To make this six-ingredient appetizer, gather two balls of fresh burrata cheese, a bunch of heirloom tomatoes, balsamic vinegar and fresh basil, plus olive oil, black pepper and sea salt from your pantry.
Cut each ball of burrata in half and place the halves, cut-side-down, on four salad plates. Cut each tomato in half and distribute the colorful heirloom tomatoes around each slice of burrata. Dress each plate with drizzles of olive oil and balsamic vinegar, then sprinkles of salt and pepper. Serve with Garten’s garlic toasts.
Good news: The garlic toasts are easy to make, too. Simply slice a baguette into ¼-inch slices, layer the bread slices on baking sheets, and brush each slice with olive oil. Sprinkle salt and pepper onto each toast and bake at 400 degrees F for 15 to 20 minutes, or until crisp. When the toasts are browned, slice a clove of garlic in half lengthwise and rub each slice of baguette with the cut side of the garlic. Serve each plate of heirloom tomato-packed salad with a garlic toast or two and watch your guests swoon.

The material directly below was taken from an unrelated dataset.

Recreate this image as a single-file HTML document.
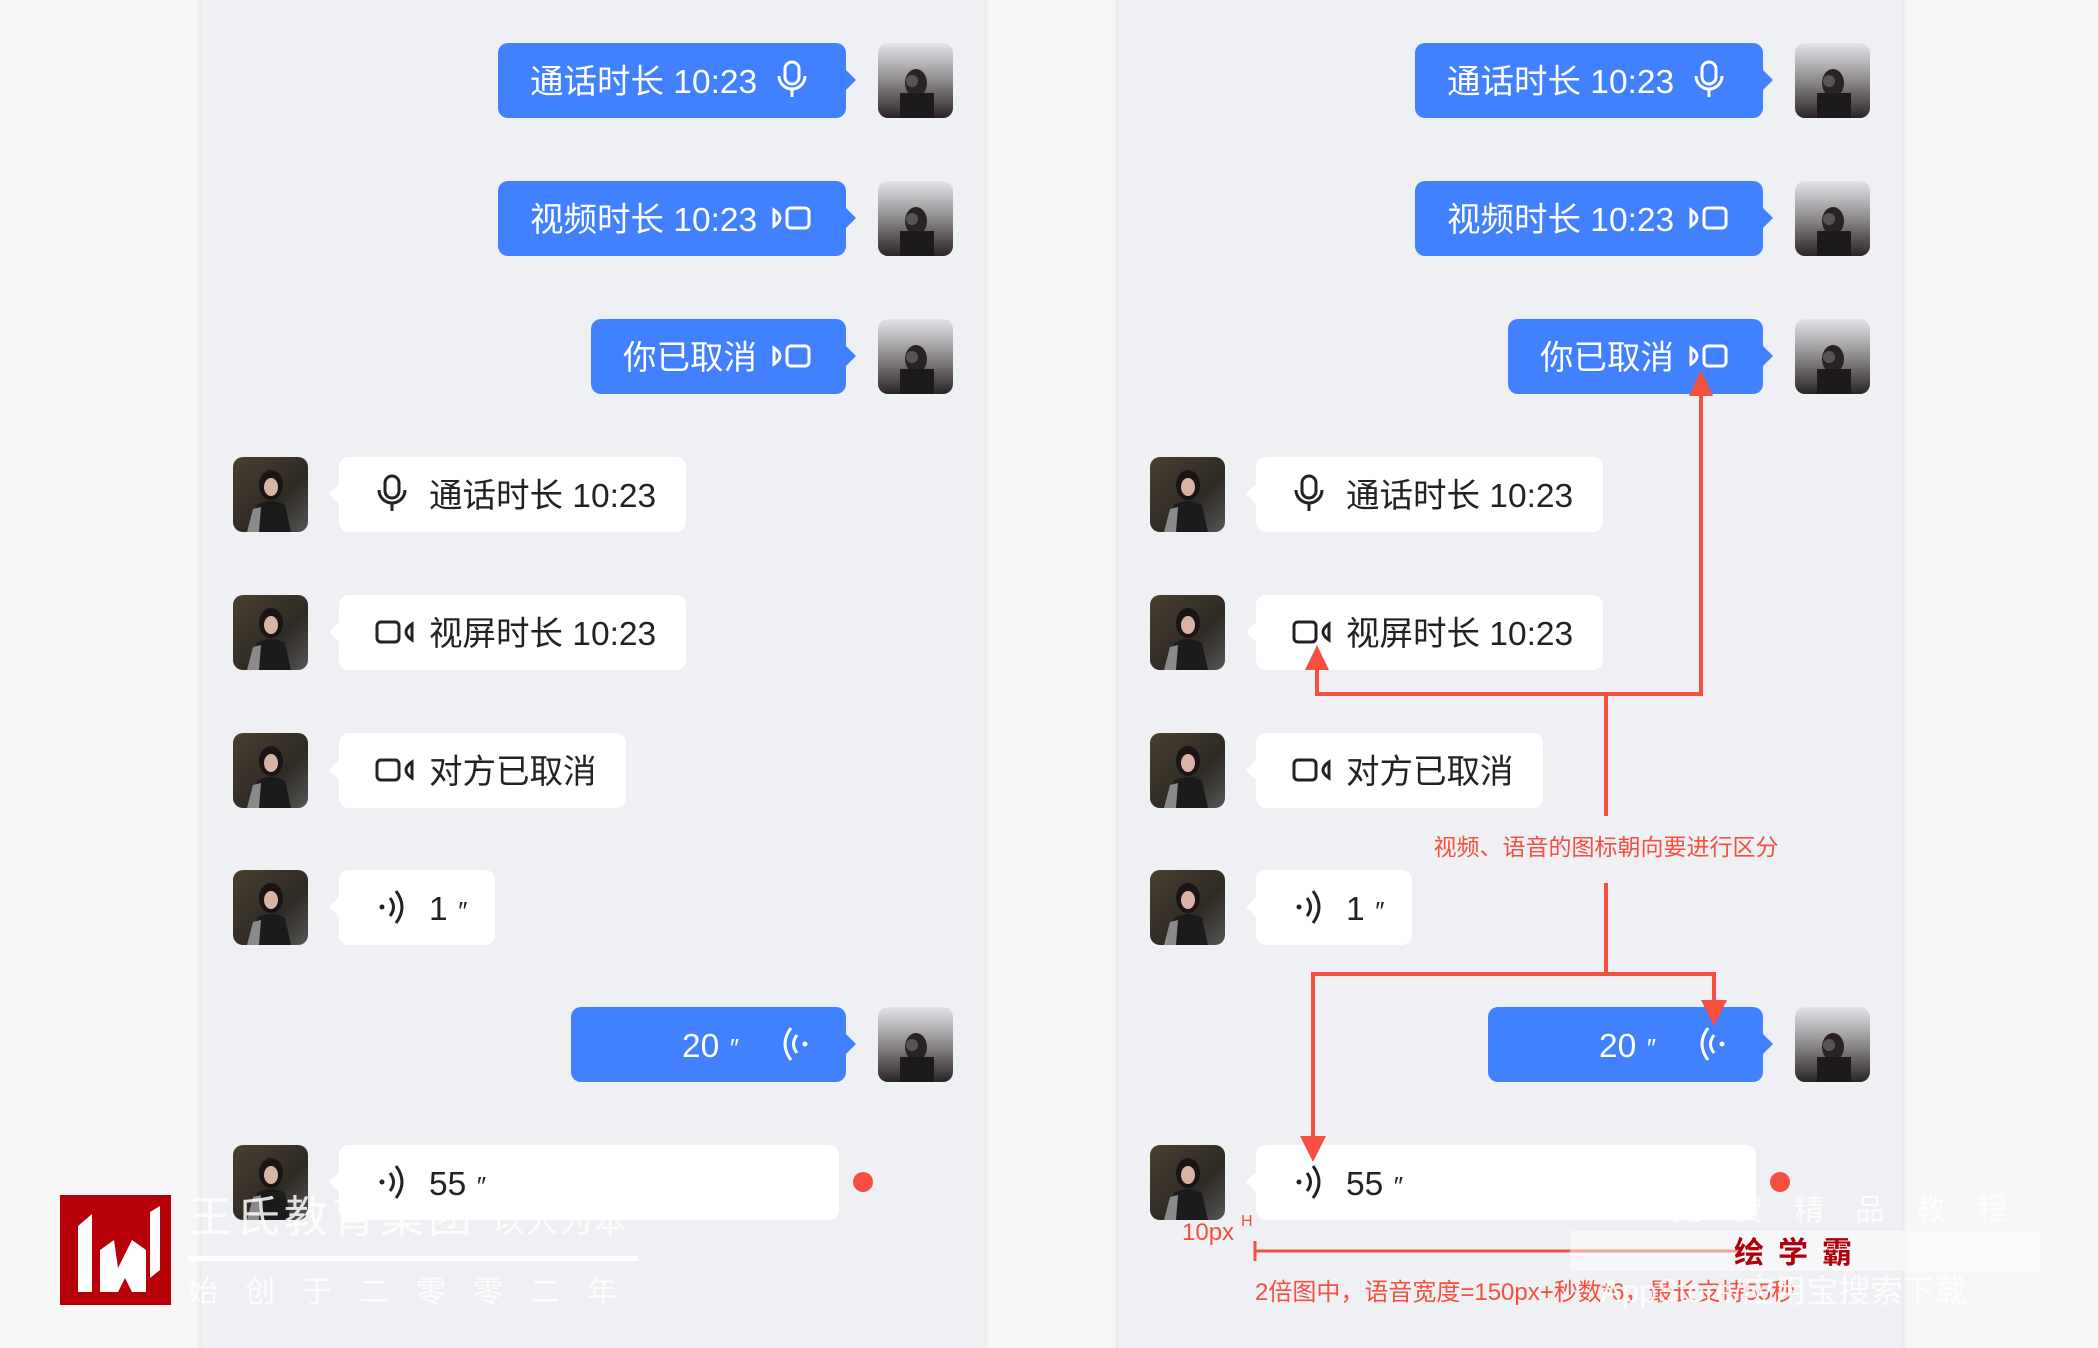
<!DOCTYPE html>
<html><head><meta charset="utf-8"><style>
html,body{margin:0;padding:0;background:#f7f7f7;}
svg{display:block;}
text{font-family:"Liberation Sans","Noto Sans CJK SC",sans-serif;}
</style></head><body>
<svg width="2098" height="1348" viewBox="0 0 2098 1348" xmlns="http://www.w3.org/2000/svg">
<defs>
<linearGradient id="av1" x1="0" y1="0" x2="0" y2="1"><stop offset="0" stop-color="#e4e4e8"/><stop offset="0.5" stop-color="#8d8a8c"/><stop offset="1" stop-color="#2a2426"/></linearGradient>
<linearGradient id="av2" x1="0" y1="0" x2="1" y2="1"><stop offset="0" stop-color="#4a3f30"/><stop offset="0.6" stop-color="#2e2a24"/><stop offset="1" stop-color="#555"/></linearGradient>
<filter id="sh" x="-5%" y="-5%" width="110%" height="110%"><feDropShadow dx="0" dy="0" stdDeviation="3" flood-color="#000" flood-opacity="0.12"/></filter>
<g id="avR"><rect width="75" height="75" rx="10" fill="url(#av1)"/><ellipse cx="38" cy="40" rx="11" ry="14" fill="#2b2224"/><rect x="22" y="50" width="34" height="25" fill="#1c1a1b"/><circle cx="34" cy="38" r="6" fill="#555"/></g>
<g id="avL"><rect width="75" height="75" rx="10" fill="url(#av2)"/><ellipse cx="38" cy="28" rx="12" ry="15" fill="#1a1414"/><ellipse cx="38" cy="30" rx="7" ry="9" fill="#d9b4a4"/><path d="M18 75 L24 48 Q38 40 52 48 L58 75 Z" fill="#1b1b1b"/><path d="M14 75 L20 52 L28 50 L26 75Z" fill="#8a8a8a"/></g>
<g id="panel">
<rect x="201" y="-10" width="784" height="1370" fill="#eef0f4" filter="url(#sh)"/>
<rect x="498" y="43" width="348" height="75" rx="10" fill="#4181ff"/><path d="M846 70 L856 80 L846 90Z" fill="#4181ff"/>
<text x="530" y="93" font-size="33.5" fill="#fff">通话时长 10:23</text>
<g stroke="#fff" stroke-width="3" fill="none"><rect x="785" y="62" width="14" height="22" rx="7"/><path d="M779 76 a13 13 0 0 0 26 0"/><path d="M792 89 v8"/></g>
<use href="#avR" x="878" y="43"/>
<rect x="498" y="181" width="348" height="75" rx="10" fill="#4181ff"/><path d="M846 208 L856 218 L846 228Z" fill="#4181ff"/>
<text x="530" y="231" font-size="33.5" fill="#fff">视频时长 10:23</text>
<g stroke="#fff" stroke-width="3" fill="none"><rect x="787" y="208" width="22" height="20" rx="4"/><path d="M774 210 Q786 218 774 226Z"/></g>
<use href="#avR" x="878" y="181"/>
<rect x="591" y="319" width="255" height="75" rx="10" fill="#4181ff"/><path d="M846 346 L856 356 L846 366Z" fill="#4181ff"/>
<text x="623" y="369" font-size="33.5" fill="#fff">你已取消</text>
<g stroke="#fff" stroke-width="3" fill="none"><rect x="787" y="346" width="22" height="20" rx="4"/><path d="M774 348 Q786 356 774 364Z"/></g>
<use href="#avR" x="878" y="319"/>
<use href="#avL" x="233" y="457"/>
<rect x="339" y="457" width="347" height="75" rx="10" fill="#fff"/><path d="M339 484 L329 494 L339 504Z" fill="#fff"/>
<g stroke="#222" stroke-width="3" fill="none"><rect x="385" y="476" width="14" height="22" rx="7"/><path d="M379 490 a13 13 0 0 0 26 0"/><path d="M392 503 v8"/></g>
<text x="429" y="507" font-size="33.5" fill="#222">通话时长 10:23</text>
<use href="#avL" x="233" y="595"/>
<rect x="339" y="595" width="347" height="75" rx="10" fill="#fff"/><path d="M339 622 L329 632 L339 642Z" fill="#fff"/>
<g stroke="#222" stroke-width="3" fill="none"><rect x="377" y="622" width="22" height="20" rx="4"/><path d="M412 624 Q400 632 412 640Z"/></g>
<text x="429" y="645" font-size="33.5" fill="#222">视屏时长 10:23</text>
<use href="#avL" x="233" y="733"/>
<rect x="339" y="733" width="287" height="75" rx="10" fill="#fff"/><path d="M339 760 L329 770 L339 780Z" fill="#fff"/>
<g stroke="#222" stroke-width="3" fill="none"><rect x="377" y="760" width="22" height="20" rx="4"/><path d="M412 762 Q400 770 412 778Z"/></g>
<text x="429" y="783" font-size="33.5" fill="#222">对方已取消</text>
<use href="#avL" x="233" y="870"/>
<rect x="339" y="870" width="156" height="75" rx="10" fill="#fff"/><path d="M339 897 L329 907 L339 917Z" fill="#fff"/>
<g stroke="#222" stroke-width="3" fill="none"><path d="M390 898 q7 9 0 18"/><path d="M396 891 q12 16 0 32"/></g><circle cx="382" cy="907" r="2.5" fill="#222"/>
<text x="429" y="920" font-size="33.5" fill="#222">1 <tspan font-style="italic" font-size="26">″</tspan></text>
<rect x="571" y="1007" width="275" height="75" rx="10" fill="#4181ff"/><path d="M846 1034 L856 1044 L846 1054Z" fill="#4181ff"/>
<text x="682" y="1057" font-size="33.5" fill="#fff">20 <tspan font-style="italic" font-size="26">″</tspan></text>
<g stroke="#fff" stroke-width="3" fill="none"><path d="M797 1035 q-7 9 0 18"/><path d="M791 1028 q-12 16 0 32"/></g><circle cx="805" cy="1044" r="2.5" fill="#fff"/>
<use href="#avR" x="878" y="1007"/>
<use href="#avL" x="233" y="1145"/>
<rect x="339" y="1145" width="500" height="75" rx="10" fill="#fff"/><path d="M339 1172 L329 1182 L339 1192Z" fill="#fff"/>
<g stroke="#222" stroke-width="3" fill="none"><path d="M390 1173 q7 9 0 18"/><path d="M396 1166 q12 16 0 32"/></g><circle cx="382" cy="1182" r="2.5" fill="#222"/>
<text x="429" y="1195" font-size="33.5" fill="#222">55 <tspan font-style="italic" font-size="26">″</tspan></text>
<circle cx="863" cy="1182" r="10" fill="#f5503f"/>
</g>
</defs>
<rect width="2098" height="1348" fill="#f7f7f7"/>
<use href="#panel"/>
<use href="#panel" x="917"/>

<g stroke="#f5503f" stroke-width="4" fill="none">
<path d="M1701 392 V694 H1317 V660"/>
<path d="M1606 694 V816"/>
<path d="M1606 883 V974 H1313 V1145"/>
<path d="M1606 974 H1714 V1010"/>
<path d="M1255 1251 H1740" stroke-width="3"/><path d="M1255 1241 V1261" stroke-width="3"/>
</g>
<g fill="#f5503f">
<path d="M1689 396 L1701 370 L1713 396Z"/>
<path d="M1305 670 L1317 645 L1329 670Z"/>
<path d="M1701 1000 L1714 1026 L1727 1000Z"/>
<path d="M1300 1136 L1313 1162 L1326 1136Z"/>
</g>
<text x="1606" y="855" font-size="23" fill="#f5503f" text-anchor="middle">视频、语音的图标朝向要进行区分</text>
<text x="1182" y="1240" font-size="24" fill="#f5503f">10px</text>
<text x="1241" y="1226" font-size="16" fill="#f5503f">H</text>
<text x="1255" y="1300" font-size="24" fill="#f5503f">2倍图中，语音宽度=150px+秒数*6，最长支持55秒</text>

<rect x="60" y="1195" width="111" height="110" fill="#b8000a"/>
<path d="M78 1226 L92 1214 L92 1292 L78 1292Z M100 1250 L114 1240 L118 1268 L132 1240 L146 1250 L146 1292 L132 1292 L125 1278 L118 1292 L100 1292Z M150 1212 L160 1206 L160 1270 L150 1278Z" fill="#fff"/>
<text x="188" y="1232" font-size="44" fill="#fff" opacity="0.85" letter-spacing="4">王氏教育集团 <tspan font-size="32" letter-spacing="2">以人为本</tspan></text>
<rect x="188" y="1256" width="450" height="5" fill="#fff" opacity="0.9"/>
<text x="188" y="1302" font-size="30" fill="#fff" opacity="0.85" letter-spacing="27">始创于二零零二年</text>

<text x="1672" y="1220" font-size="30" fill="#fff" opacity="0.8" letter-spacing="31">免费精品教程</text>
<rect x="1570" y="1231" width="470" height="40" fill="#fff" opacity="0.45"/>
<text x="1800" y="1263" font-size="30" font-weight="bold" fill="#b0000a" text-anchor="middle" letter-spacing="14">绘学霸</text>
<text x="1600" y="1302" font-size="32" fill="#fff" opacity="0.85">AppStore/应用宝搜索下载</text>
</svg>
</body></html>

There’s much to love about this creamy, tangy summer tomato recipe, and we can’t wait to try it with our next tomato haul. And, since there’s no such thing as too much burrata and tomatoes on a summer menu, we just may add our Burrata Pasta with Cherry Tomatoes & Spinach or Open-Face Tomato & Burrata Sandwich to our kitchen rotation in these last weeks of summer.